Father Assogba says he was looking forward to serving in a parish immediately after ordination, but it was not to be.
“Evangelization – that is what really pushed me, and that is still on my mind, but unfortunately, since I was ordained, I’ve never had that serous chance of being appointed to do primary evangelization, because right from my ordination, I was put in the formation system. I’ve been forming people who want to be priests,” he says.
He first served as a bursar at the SMA formation house in Nigeria and then as the superior at the formation house in Togo.
“It’s wonderful to be with the youth. I enjoyed my days in formation. They were very wonderful,” he says.
He says after his formation work, he was planning to go to Kenya, but instead was approached about going to Canada and then, instead, Maine. He says he wasn’t sure where it was.
“I had to check a map on Google,” he says.
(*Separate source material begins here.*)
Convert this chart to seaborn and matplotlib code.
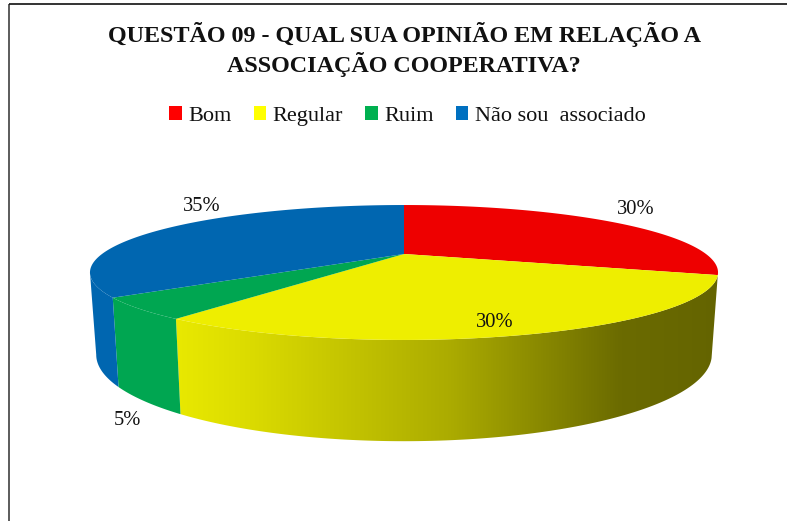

While waiting for the necessary paperwork to be processed, Father Assogba got an opportunity to work in parish ministry, serving in three parishes in the northern part of Benin.
“I was going where I was needed,” he says.
It is ministry he says he loves.
“It’s good to be with the people,” he says.
Father Assogba says he is not worried about adapting to the lifestyle of a different part of the world.
“With my formation, I’ve learned to get adapted easily to places and people and situations or conditions or whatever,” he says. “That made me very flexible.”
He says, wherever he goes, he likes to dress and appear as a priest, because he wants to share the joy of his vocation.
“I’m happy for my vocation, and I’m ready to give myself for it,” he says. “I love being a priest.”